When we believe in Christ for His gift of salvation, we become “a new creation.” The Bible says, “old things have passed away; behold, all things have become new” (5:17). What new things can we expect to take place in our lives when we get saved? The apostle Paul shares several new things that are given to new believers in Jesus:

– A NEW MOTIVATION. “He died for all, that those who live should live no longer for themselves, but for Him who died for them and rose again” (5:15). Instead of living for themselves after Jesus gives them eternal life, new believers are to “live… for Him who died for them and rose again.” One way to do this is to live a “thank you” life for Christ. We can thank Him for the incredible sacrifice He made for our sins by living a Christ-centered life.

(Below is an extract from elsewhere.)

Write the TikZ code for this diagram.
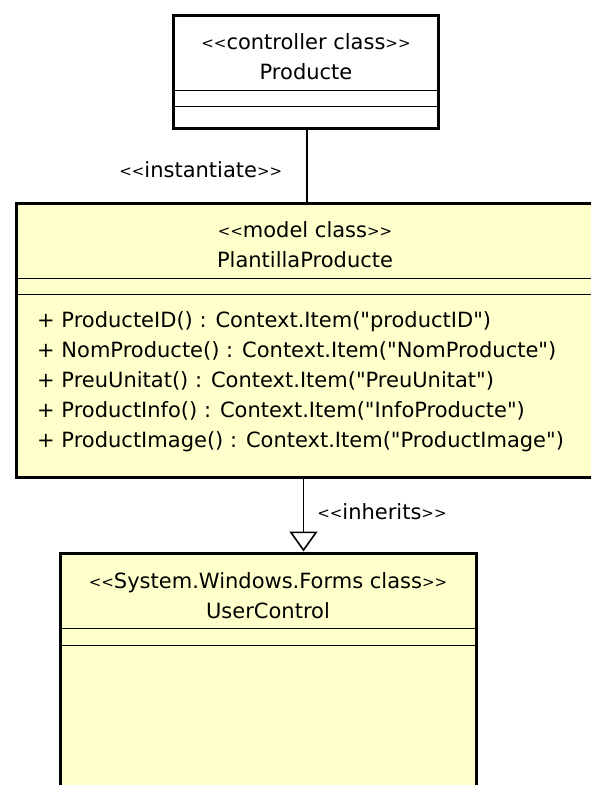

– A NEW MINDSET.Therefore, from now on, we regard no one according to the flesh” (5:16a). Instead of looking at outward appearances (ex. ethnicity), achievements, and the affluence of lost people, we are to see them as Jesus sees them – as someone He loves and wants to save.

– A NEW MINISTRY. “Now all things are of God, who has reconciled us to Himself through Jesus Christ, and has given us the ministry of reconciliation… and has committed to us the word of reconciliation” (5:18-19). The moment we believe in Christ, He gives us the responsibility to preach the gospel of Christ to lost people so they may be reconciled to God the moment they believe in Jesus. Every Christian is given this ministry of reconciliation. It is not just for pastors and evangelists.

– A NEW IDENTITY. “Now then, we are ambassadors for Christ” (5:20). An ambassador is a representative. In Manila of the Philippines, we have an American ambassador at the US embassy who represents the USA and the citizens of the USA in the Philippines. But as Christians, we represent Someone Who is more important and powerful than any political ambassador represents. We represent the King of kings and Lord of lords, Jesus Christ! Therefore, there is no need to be afraid or ashamed to share His gospel which pleads with lost people to be reconciled to God through faith alone in Christ alone.